Befeuert durch diese zivilgesellschaftlichen Kräfte in Verbindung mit der politischen Arbeit der Afrikanischen Union entsteht in diesen Jahren am Anfang des 21. Jahrhunderts ein neues Afrika-Bild in Europa und weltweit. Je mehr Partner und je mehr persönlichen Austausch es gibt, desto differenzierter wird die immer noch viel zu einseitige Berichterstattung über Afrika in Deutschland werden. Stereotype von unveränderbaren archaischen und gewalttätigen Stammesgesellschaften werden aussterben. Denn: Es gibt eben, wie die nigerianische Schriftstellerin Chimamanda Ngozi Adichie treffend sagt, niemals nur die "eine Geschichte".

Stereotype sind schlecht, für Europa und für Afrika.
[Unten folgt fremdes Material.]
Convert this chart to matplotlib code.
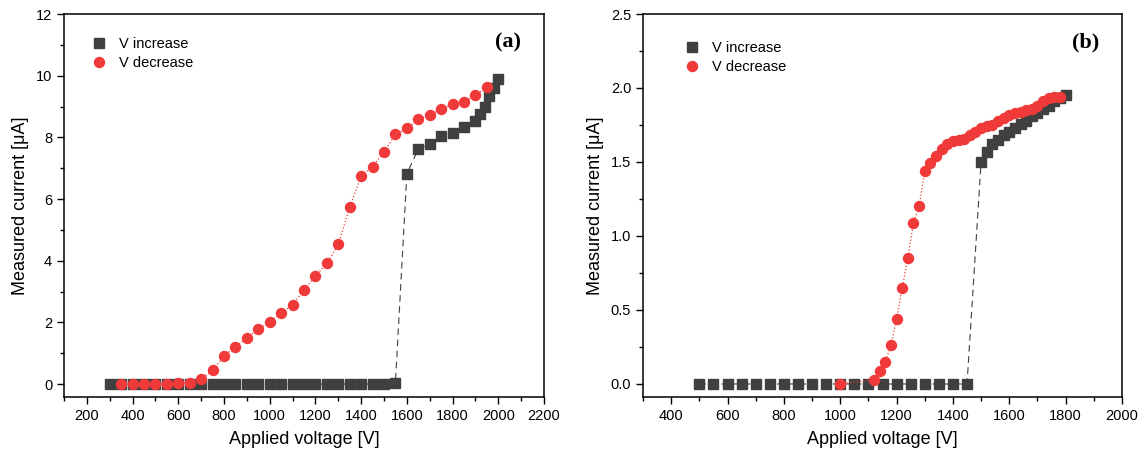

Wir brauchen eine Partnerschaft von gleich zu gleich, um gemeinsam die globalen Herausforderungen zu bewältigen. In diesem Sinne: Es lebe diese Zusammenarbeit! Es lebe Afrika, die Wiege der Menschheit, der große Kontinent mit seiner so jungen Bevölkerung! Es lebe die tiefe menschliche Erfahrung, dass nichts so verbindet, wie Menschlichkeit!